Guy Doud thanked his 6th grade teacher for being

nice to him.

I recently turned 25. I had a message in my voice

mail from a young man named Howard. Coincedentally,

Howard was also in the seventh grade when I met him.

He was one of my first students. Howard spoke about

me in his graduation speech. He wanted to thank me

for "being so understanding."

One day, Howard came to class telling the other

students about how his mom had hit him the night

before for "not being diligent enough." I knew

Howard's parents. I also knew Howard's schedule; and

was beginning to understand the Chinese way with their

children. It began with a desire for success, and

ended with pressure. I will share with you a bit of

Howard's schedule. Though he grew up speaking Chinese

and attending Chinese school, he was now undergoing

the exhausting task of learning in an American school.

He still, naturally, had to keep up with his Chinese

studies, and take extra English classes on the side.

Howard was in the National Taipei children's choir,

played guitar, piano, and violin. He was a black belt

in Taekwondo. He had a private English tutor. He

stayed up until at least midnight every night doing

homework and had to be to school by 7:30 am the next

morning.

Because I knew Howard. I came over to him, and I

grabbed his hand. I kissed my hand which was holding

his and said "I'm sorry Howard." His eyes watered up,

and thanked me.

Guy Doud understood Howard. He understood me. He

knew what it was to remember and incorporate and give

to his students.

I mentioned earlier that I hated high school. It is

because it was a place where I walked into a

classroom, and the girl who had been my best friend

mumbled under her breath that I was a fucking bitch.

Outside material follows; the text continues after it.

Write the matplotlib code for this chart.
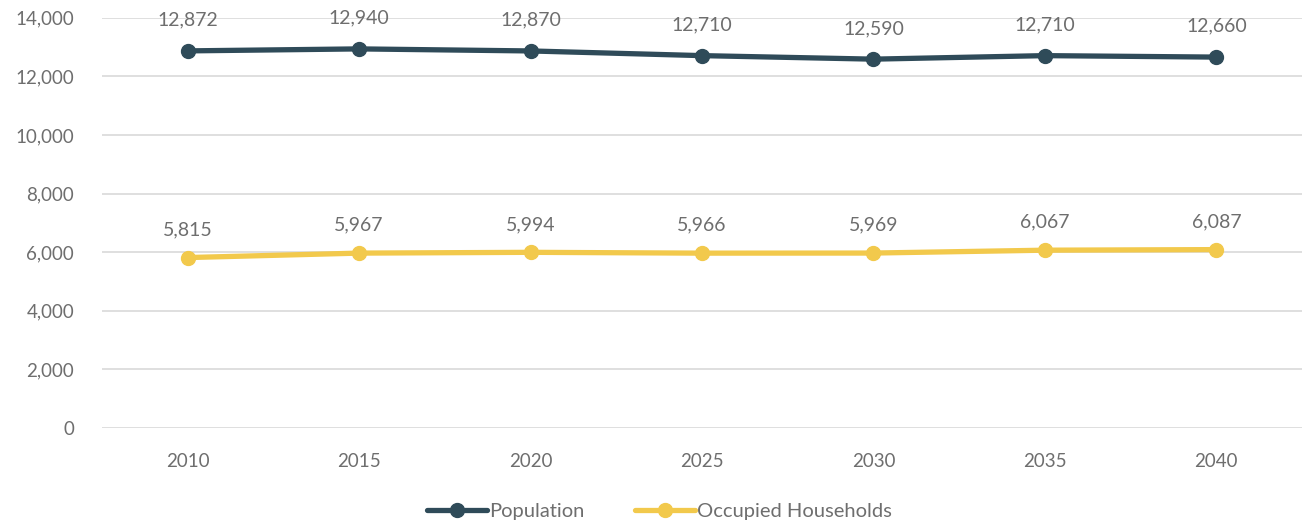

I know those words sit ugly on this paper. They sat

even uglier on my heart. I cried every night for six

months because I literally did not have a single

friend.

Guy Doud talked about the teachers who did not get

it. He talked about the teacehrs who never saw him.

I knew those teachers too. There were instances when

teachers would refer this girl to the principal

because she was growing out of hand. There she was

told, "Amanda. Tracey is no match for your quick wit,

and sharp tongue." Just once I wanted a teacher to

stand up to her for me. But apparently she not only

had the social power with my peers, but my teachers as

well. Either that, or I was not worth standing up

for.

I resonated with Guy Doud and his discussion of

taking to heart those things which are told to us as a

young child. I hurt with him when he remembered that

the messages of being bad at making his art project

meant that he was bad. Or that his inability to play

sports meant that he was simply unable. Worthless.

The job of a teacher, according to Guy Doud, is to

guard and nurture the inner lives of the students with

which you have been entrusted. It is to make sure

that your classroom is the place in which the message

they receive is one of growth, openness, and value.

My junior year of high school, there came a frumpy

middle-aged woman who was way too loud for our small

town. But she connected with me. She gave me a

leading role in our school's first ever play. She

made me editor of the yearbook. She gave me the book

Night, by Elie Weisel, and took me to visit a

Holocaust survivor. She told me Amanda was awful to

me. She grew indignant when I was mistreated. I am

very grateful, to this day, for Virginia Mabry.

And I am grateful for Mr. Doud. And his

articulation of something so important, and so

incredibly universal to what it is to be a student; to

be human. I know there are others like him. And when

I still see my students' names in my email inbox; I am

grateful to be counted among his company.